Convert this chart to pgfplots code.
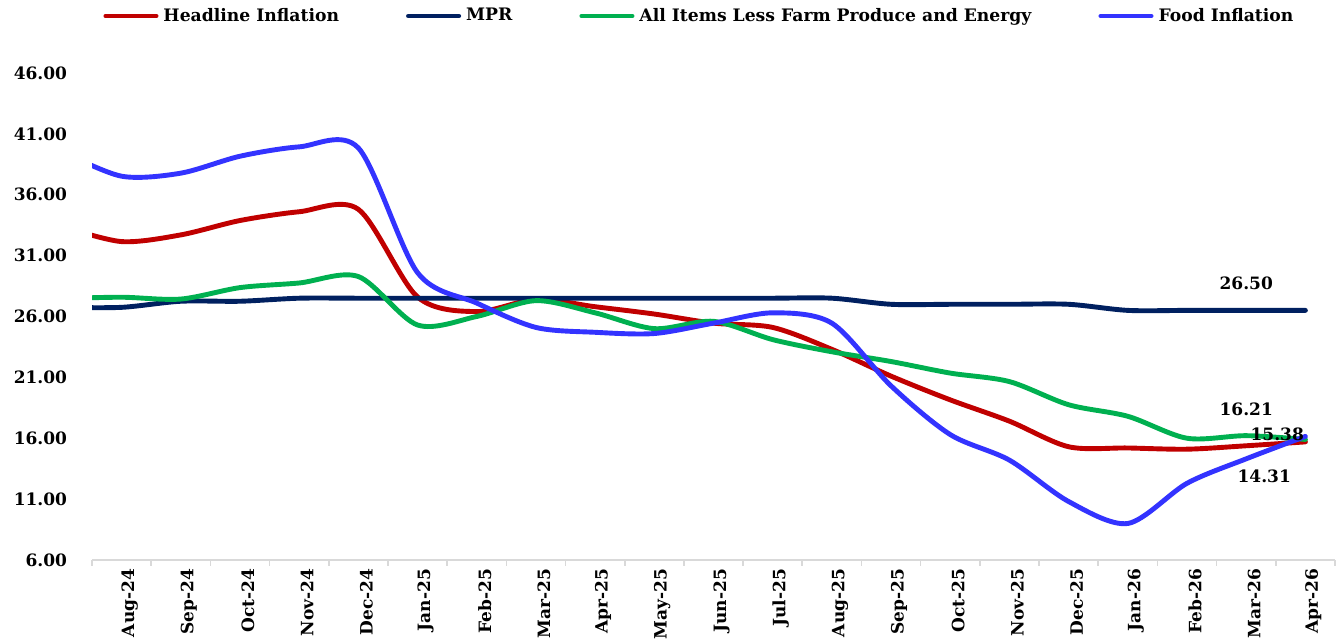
\documentclass[border=0pt]{standalone}
\usepackage{fontspec}
\setmainfont{DejaVu Serif}
\usepackage{pgfplots}
\pgfplotsset{compat=1.18}
\definecolor{cRed}{HTML}{C00000}
\definecolor{cNavy}{HTML}{002060}
\definecolor{cGreen}{HTML}{00B050}
\definecolor{cBlue}{HTML}{3333FF}
\pgfplotstableread{
k  red    mpr    core   food
-1 33.40  26.75  27.47  39.53
0  32.15  26.75  27.58  37.52
1  32.70  27.25  27.43  37.77
2  33.88  27.25  28.37  39.16
3  34.60  27.50  28.75  39.93
4  34.80  27.50  29.28  39.84
5  27.60  27.50  25.30  29.60
6  26.40  27.50  26.00  27.10
7  27.40  27.50  27.30  25.10
8  26.80  27.50  26.30  24.70
9  26.20  27.50  25.00  24.60
10 25.45  27.50  25.60  25.45
11 25.10  27.50  24.10  26.30
12 23.30  27.50  23.10  25.45
13 21.10  27.00  22.30  20.30
14 19.15  27.00  21.35  16.30
15 17.40  27.00  20.65  14.20
16 15.30  27.00  18.75  10.80
17 15.20  26.50  17.80   9.00
18 15.10  26.50  16.00  12.30
19 15.38  26.50  16.21  14.31
20 15.70  26.50  15.90  16.15
}\datatable
\begin{document}
\begin{tikzpicture}
\begin{axis}[
  name=ax,
  scale only axis,
  width=621.5pt, height=255.7pt,
  xmin=-0.5, xmax=20.5, ymin=6, ymax=48,
  axis x line*=bottom, axis y line*=left,
  y axis line style={draw=none},
  x axis line style={draw=black!15, line width=0.8pt},
  xtick={0,...,20},
  xticklabels={Aug-24,Sep-24,Oct-24,Nov-24,Dec-24,Jan-25,Feb-25,Mar-25,Apr-25,May-25,Jun-25,Jul-25,Aug-25,Sep-25,Oct-25,Nov-25,Dec-25,Jan-26,Feb-26,Mar-26,Apr-26},
  major x tick style={draw=none},
  minor xtick={-0.5,0.5,...,20.5},
  minor x tick style={draw=black!15, line width=0.8pt},
  minor tick length=3pt,
  tick align=outside,
  ytick={6,11,...,46},
  ytick style={draw=none},
  tick label style={font=\bfseries\fontsize{8.5}{10}\selectfont},
  xticklabel style={rotate=90, anchor=east, inner sep=0pt, yshift=-4pt},
  yticklabel style={anchor=east, inner sep=0pt, xshift=-8pt},
  /pgf/number format/.cd, fixed, fixed zerofill, precision=2, assume math mode=true,
  /pgfplots/.cd,
  legend columns=4,
  legend style={draw=none, fill=none, inner sep=0pt, at={(0,1)}, anchor=west, xshift=5.5pt, yshift=16.3pt,
    font=\bfseries\fontsize{8.6}{10}\selectfont,
    /tikz/every odd column/.append style={column sep=2.5pt},
    /tikz/every even column/.append style={column sep=33.5pt},
    nodes={inner xsep=0pt, inner ysep=0pt}},
  legend image code/.code={\draw[#1, line cap=round] (1.2pt,0pt) -- (26.3pt,0pt);},
  every axis plot/.append style={smooth, line width=2.45pt, line cap=round, line join=round},
  clip=true,
]
\addplot[cRed] table[x=k, y=red] {\datatable};
\addlegendentry{Headline Inflation}
\addplot[cNavy] table[x=k, y=mpr] {\datatable};
\addlegendentry{MPR}
\addplot[cGreen] table[x=k, y=core] {\datatable};
\addlegendentry{All Items Less Farm Produce and Energy}
\addplot[cBlue] table[x=k, y=food] {\datatable};
\addlegendentry{Food Inflation}
\node[font=\bfseries\fontsize{8.5}{10}\selectfont] at (axis cs:19,26.5) [yshift=13.5pt] {26.50};
\node[font=\bfseries\fontsize{8.5}{10}\selectfont] at (axis cs:19,16.21) [yshift=13pt] {16.21};
\node[font=\bfseries\fontsize{8.5}{10}\selectfont] at (axis cs:19,15.38) [xshift=15.5pt,yshift=5.5pt] {15.38};
\node[font=\bfseries\fontsize{8.5}{10}\selectfont] at (axis cs:19,14.31) [xshift=9pt,yshift=-9pt] {14.31};
\end{axis}
\pgfresetboundingbox
\path ([xshift=-46pt,yshift=-40.5pt]ax.south west) rectangle ([xshift=2.5pt,yshift=24.3pt]ax.north east);
\end{tikzpicture}
\end{document}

○ ○ ○

Give the data again exactly as written, with all pictures left out.

Convert this chart to pgfplots code.
\documentclass[border=0pt]{standalone}
\usepackage{fontspec}
\setmainfont{DejaVu Serif}
\usepackage{pgfplots}
\pgfplotsset{compat=1.18}
\definecolor{cRed}{HTML}{C00000}
\definecolor{cNavy}{HTML}{002060}
\definecolor{cGreen}{HTML}{00B050}
\definecolor{cBlue}{HTML}{3333FF}
\pgfplotstableread{
k  red    mpr    core   food
-1 33.40  26.75  27.47  39.53
0  32.15  26.75  27.58  37.52
1  32.70  27.25  27.43  37.77
2  33.88  27.25  28.37  39.16
3  34.60  27.50  28.75  39.93
4  34.80  27.50  29.28  39.84
5  27.60  27.50  25.30  29.60
6  26.40  27.50  26.00  27.10
7  27.40  27.50  27.30  25.10
8  26.80  27.50  26.30  24.70
9  26.20  27.50  25.00  24.60
10 25.45  27.50  25.60  25.45
11 25.10  27.50  24.10  26.30
12 23.30  27.50  23.10  25.45
13 21.10  27.00  22.30  20.30
14 19.15  27.00  21.35  16.30
15 17.40  27.00  20.65  14.20
16 15.30  27.00  18.75  10.80
17 15.20  26.50  17.80   9.00
18 15.10  26.50  16.00  12.30
19 15.38  26.50  16.21  14.31
20 15.70  26.50  15.90  16.15
}\datatable
\begin{document}
\begin{tikzpicture}
\begin{axis}[
  name=ax,
  scale only axis,
  width=621.5pt, height=255.7pt,
  xmin=-0.5, xmax=20.5, ymin=6, ymax=48,
  axis x line*=bottom, axis y line*=left,
  y axis line style={draw=none},
  x axis line style={draw=black!15, line width=0.8pt},
  xtick={0,...,20},
  xticklabels={Aug-24,Sep-24,Oct-24,Nov-24,Dec-24,Jan-25,Feb-25,Mar-25,Apr-25,May-25,Jun-25,Jul-25,Aug-25,Sep-25,Oct-25,Nov-25,Dec-25,Jan-26,Feb-26,Mar-26,Apr-26},
  major x tick style={draw=none},
  minor xtick={-0.5,0.5,...,20.5},
  minor x tick style={draw=black!15, line width=0.8pt},
  minor tick length=3pt,
  tick align=outside,
  ytick={6,11,...,46},
  ytick style={draw=none},
  tick label style={font=\bfseries\fontsize{8.5}{10}\selectfont},
  xticklabel style={rotate=90, anchor=east, inner sep=0pt, yshift=-4pt},
  yticklabel style={anchor=east, inner sep=0pt, xshift=-8pt},
  /pgf/number format/.cd, fixed, fixed zerofill, precision=2, assume math mode=true,
  /pgfplots/.cd,
  legend columns=4,
  legend style={draw=none, fill=none, inner sep=0pt, at={(0,1)}, anchor=west, xshift=5.5pt, yshift=16.3pt,
    font=\bfseries\fontsize{8.6}{10}\selectfont,
    /tikz/every odd column/.append style={column sep=2.5pt},
    /tikz/every even column/.append style={column sep=33.5pt},
    nodes={inner xsep=0pt, inner ysep=0pt}},
  legend image code/.code={\draw[#1, line cap=round] (1.2pt,0pt) -- (26.3pt,0pt);},
  every axis plot/.append style={smooth, line width=2.45pt, line cap=round, line join=round},
  clip=true,
]
\addplot[cRed] table[x=k, y=red] {\datatable};
\addlegendentry{Headline Inflation}
\addplot[cNavy] table[x=k, y=mpr] {\datatable};
\addlegendentry{MPR}
\addplot[cGreen] table[x=k, y=core] {\datatable};
\addlegendentry{All Items Less Farm Produce and Energy}
\addplot[cBlue] table[x=k, y=food] {\datatable};
\addlegendentry{Food Inflation}
\node[font=\bfseries\fontsize{8.5}{10}\selectfont] at (axis cs:19,26.5) [yshift=13.5pt] {26.50};
\node[font=\bfseries\fontsize{8.5}{10}\selectfont] at (axis cs:19,16.21) [yshift=13pt] {16.21};
\node[font=\bfseries\fontsize{8.5}{10}\selectfont] at (axis cs:19,15.38) [xshift=15.5pt,yshift=5.5pt] {15.38};
\node[font=\bfseries\fontsize{8.5}{10}\selectfont] at (axis cs:19,14.31) [xshift=9pt,yshift=-9pt] {14.31};
\end{axis}
\pgfresetboundingbox
\path ([xshift=-46pt,yshift=-40.5pt]ax.south west) rectangle ([xshift=2.5pt,yshift=24.3pt]ax.north east);
\end{tikzpicture}
\end{document}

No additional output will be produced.